Добавлю от себя, что, судя по другим документам, такие попытки действительно были. В частности, я обнаружил в архиве документ, датированный четырьмя днями раньше: «Командиру Первого тяжелого авиаполка полковнику Филиппову. В ночь с 22 на 23 июля произвести выброску грузов на военном аэродроме Могилев. Высота выброски 400 метров… Время появления над аэродромом от часу до двух… выброску произвести всеми кораблями…»
В «Журнале боевых действий войск Западного фронта» 172-я дивизия в последний раз упомянута в записи от 26 июля 1941 года: «172-я стрелковая дивизия предположительно ведет бой в Могилеве».
Десятью днями раньше, 16 июля, как об этом свидетельствуют документы, выслушав личный доклад представителя штаба 13-й армии об обстановке под Могилевом, командующий Западным фронтом маршал Тимошенко «приказал Могилев оборонять во что бы то ни стало».
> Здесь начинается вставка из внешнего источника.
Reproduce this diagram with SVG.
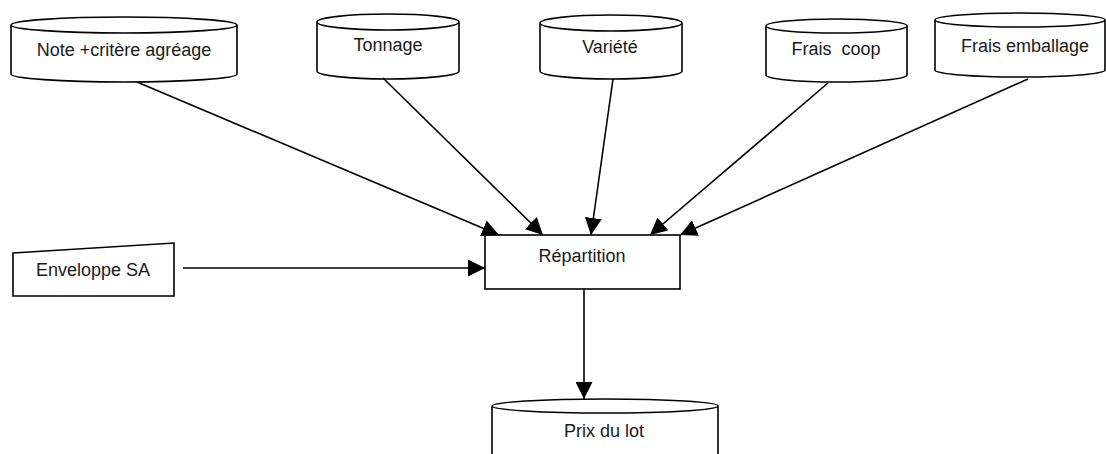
<svg xmlns="http://www.w3.org/2000/svg" width="1106" height="454" viewBox="0 0 1106 454">
<style>
.shape{fill:#fff;stroke:#000;stroke-width:1.6}
.lbl{font-family:"Liberation Sans",Arial,sans-serif;font-size:18px;fill:#1a1a1a;text-anchor:middle}
.conn{stroke:#000;stroke-width:1.6;fill:none;marker-end:url(#ah)}
</style>
<defs>
<marker id="ah" markerUnits="userSpaceOnUse" markerWidth="17" markerHeight="17" refX="16" refY="8" orient="auto" viewBox="0 0 16 16">
<path d="M0,0 L16,8 L0,16 Z" fill="#000"/>
</marker>
</defs>
<g id="n-note">
<path class="shape" d="M11,25 L11,74 A113,8 0 0 0 237,74 L237,25 A113,8 0 0 0 11,25 A113,8 0 0 0 237,25"/>
<text class="lbl" x="124" y="56">Note +critère agréage</text>
</g>
<g id="n-tonnage">
<path class="shape" d="M317,22 L317,71 A71,8 0 0 0 459,71 L459,22 A71,8 0 0 0 317,22 A71,8 0 0 0 459,22"/>
<text class="lbl" x="388" y="51">Tonnage</text>
</g>
<g id="n-variete">
<path class="shape" d="M540,23 L540,71 A71,8 0 0 0 682,71 L682,23 A71,8 0 0 0 540,23 A71,8 0 0 0 682,23"/>
<text class="lbl" x="610" y="53">Variété</text>
</g>
<g id="n-fraiscoop">
<path class="shape" d="M766,26 L766,75 A70.5,7 0 0 0 907,75 L907,26 A70.5,7 0 0 0 766,26 A70.5,7 0 0 0 907,26"/>
<text class="lbl" x="836" y="55" xml:space="preserve">Frais  coop</text>
</g>
<g id="n-fraisemb">
<path class="shape" d="M935,20 L935,70 A85,7 0 0 0 1105,70 L1105,20 A85,7 0 0 0 935,20 A85,7 0 0 0 1105,20"/>
<text class="lbl" x="1025" y="52">Frais emballage</text>
</g>
<g id="n-enveloppe">
<path class="shape" d="M13,253 L174,243 L174,296 L13,296 Z"/>
<text class="lbl" x="93" y="276">Enveloppe SA</text>
</g>
<g id="n-repartition">
<rect class="shape" x="485" y="235" width="195" height="54"/>
<text class="lbl" x="582" y="262">Répartition</text>
</g>
<g id="n-prix">
<path class="shape" d="M492,406 L492,470 L718,470 L718,406 A113,7 0 0 0 492,406 A113,7 0 0 0 718,406"/>
<text class="lbl" x="604" y="437">Prix du lot</text>
</g>
<g id="connectors">
<line class="conn" x1="137" y1="82" x2="499" y2="235"/>
<line class="conn" x1="383" y1="78" x2="543" y2="235"/>
<line class="conn" x1="613" y1="79" x2="591" y2="235"/>
<line class="conn" x1="828" y1="83" x2="650" y2="235"/>
<line class="conn" x1="1028" y1="79" x2="680" y2="235"/>
<line class="conn" x1="183" y1="268" x2="485" y2="268"/>
<line class="conn" x1="584" y1="289" x2="584" y2="399"/>
</g>
</svg>
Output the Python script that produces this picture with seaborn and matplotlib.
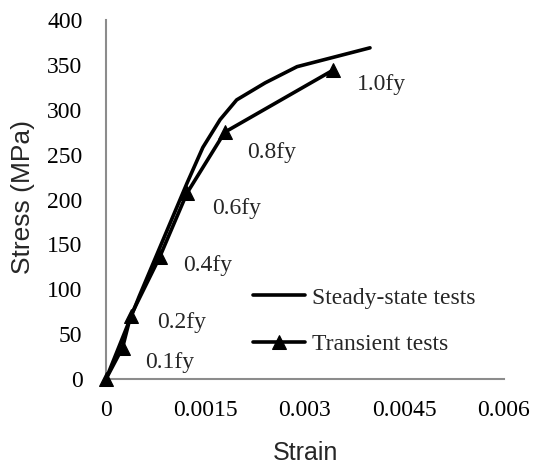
import matplotlib
matplotlib.use("Agg")
import matplotlib.pyplot as plt
import seaborn as sns
import pandas as pd

# Data
steady_strain = [0.0, 0.0005, 0.00122, 0.00146, 0.00172, 0.00197, 0.0024, 0.00288, 0.00398]
steady_stress = [0.0, 92, 218, 258, 289, 311, 330, 348, 369]

trans_strain = [0.0, 0.00025, 0.00037, 0.00081, 0.00122, 0.00179, 0.00342]
trans_stress = [0.0, 35, 70, 136, 207, 275, 344]
trans_labels = ["", "0.1fy", "0.2fy", "0.4fy", "0.6fy", "0.8fy", "1.0fy"]
label_x = [None, 0.000588, 0.000769, 0.00117, 0.00160, 0.00213, 0.00378]
label_y = [None, 18, 63, 127, 190, 252, 328]

x_ticks = [0, 0.0015, 0.003, 0.0045, 0.006]
x_ticklabels = ["0", "0.0015", "0.003", "0.0045", "0.006"]
y_ticks = [0, 50, 100, 150, 200, 250, 300, 350, 400]

sns.set_style("white")
serif = "Liberation Serif"
sans = "Liberation Sans"
FS = 17

fig = plt.figure(figsize=(5.36, 4.65), dpi=100)
ax = fig.add_axes([106/536, 1-379/465, 398/536, 359/465])

df_s = pd.DataFrame({"Strain": steady_strain, "Stress": steady_stress})
df_t = pd.DataFrame({"Strain": trans_strain, "Stress": trans_stress})

sns.lineplot(data=df_s, x="Strain", y="Stress", sort=False, estimator=None,
             color="black", linewidth=2.6, ax=ax, label="Steady-state tests",
             clip_on=False)
sns.lineplot(data=df_t, x="Strain", y="Stress", sort=False, estimator=None,
             color="black", linewidth=2.6, marker="^", markersize=10,
             markeredgecolor="black", ax=ax, label="Transient tests",
             clip_on=False)

for lx, ly, t in zip(label_x, label_y, trans_labels):
    if t:
        ax.text(lx, ly, t, fontsize=FS, family=serif, ha="left", va="center")

ax.set_xlim(0, 0.006)
ax.set_ylim(0, 400)
ax.set_xticks(x_ticks)
ax.set_xticklabels(x_ticklabels)
ax.set_yticks(y_ticks)
for lab in ax.get_xticklabels() + ax.get_yticklabels():
    lab.set_family(serif)
    lab.set_fontsize(FS)

gray = "#8c8c8c"
for s in ["top", "right"]:
    ax.spines[s].set_visible(False)
for s in ["left", "bottom"]:
    ax.spines[s].set_color(gray)
    ax.spines[s].set_linewidth(1.5)
    ax.spines[s].set_zorder(0.5)
ax.tick_params(axis="both", direction="in", length=4, width=1.5, color=gray,
               labelcolor="black", pad=15)
ax.tick_params(axis="y", pad=17)

ax.set_xlabel("Strain", fontsize=18, family=sans)
ax.set_ylabel("Stress (MPa)", fontsize=19, family=sans)
ax.xaxis.set_label_coords(0.5, -0.172)
ax.yaxis.set_label_coords(-0.178, 0.506)

leg = ax.legend(loc="center left", bbox_to_anchor=(0.369, 0.1615), frameon=False,
                prop={"family": serif, "size": FS}, handlelength=2.2,
                handletextpad=0.3, labelspacing=1.06, borderpad=0, borderaxespad=0)

fig.savefig("out.png", dpi=100)
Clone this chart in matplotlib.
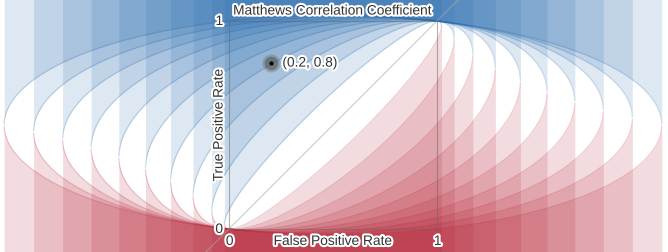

Судя по сохранившимся документам и опубликованным в печати материалам, 172-я дивизия, и в ее составе 388-й полк Кутепова, на протяжении последующих десяти дней выполняла этот категорический приказ до последней возможности. О том, какую важную роль в общем, тяжелом для нас ходе событий сыграло тогда это жестокое сопротивление частей 61-го корпуса, сказано в «Истории Великой Отечественной войны». Подтверждения этому можно найти и в воспоминаниях немецких генералов, в частности Гудериана.